In order to bring gymnastics fans all the routines from their favorite athletes, Michaels & Co. use four cabled handhelds, as well as four hard cameras and a jib. For the VISA Championships, the team will introduce the Vision Research Phantom Series V641 camera to the broadcast for ultra-slow-mo replays.

Working alongside USA Gymnastics, Michaels actually has a say in how the event progresses, holding a competitor’s start until another has finished in order to broadcast both. Often, however, judging deliberations slow the rate of the competition, giving the production crew ample time before moving onto the next competitor.

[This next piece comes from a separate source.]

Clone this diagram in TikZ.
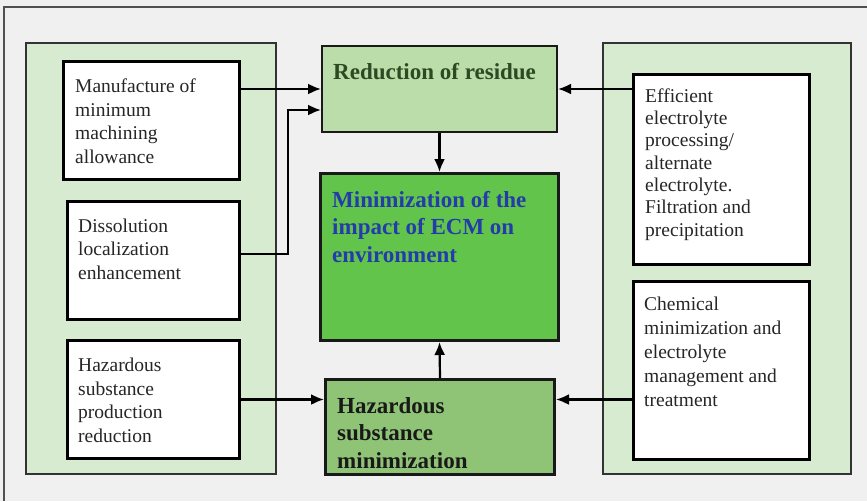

“In a live event, most of the time it works out where you get the full event and then you end up waiting for [the next competitor] to go,” explains Michaels. “So we’ll be at the floor [exercise], the competitor finishes, we do a replay, they hug their coach, the coach tells them ‘great job,’ and then we’ll go over to the vault. Again, it’s choreographed because our entire crew has worked together for so many years.”

Same Crew, Bigger Stage
That same crew will travel across the pond next summer as part of NBC Sports’ coverage of the 2012 Olympics.  While the stage is certainly larger, Michaels’ same production, camera, and audio team will produce their own broadcast, selecting only a few isos from the Olympic Broadcast Services feed to complement the production.

“The same guys who’ve done Sydney, Athens, and Beijing will be in London,” says Michaels. As the gymnastics production team also covers figure skating for the network, he continues, “We’ve done Salt Lake City, Torino, and Vancouver. It’s an Olympic crew and we’re constantly honing our production.”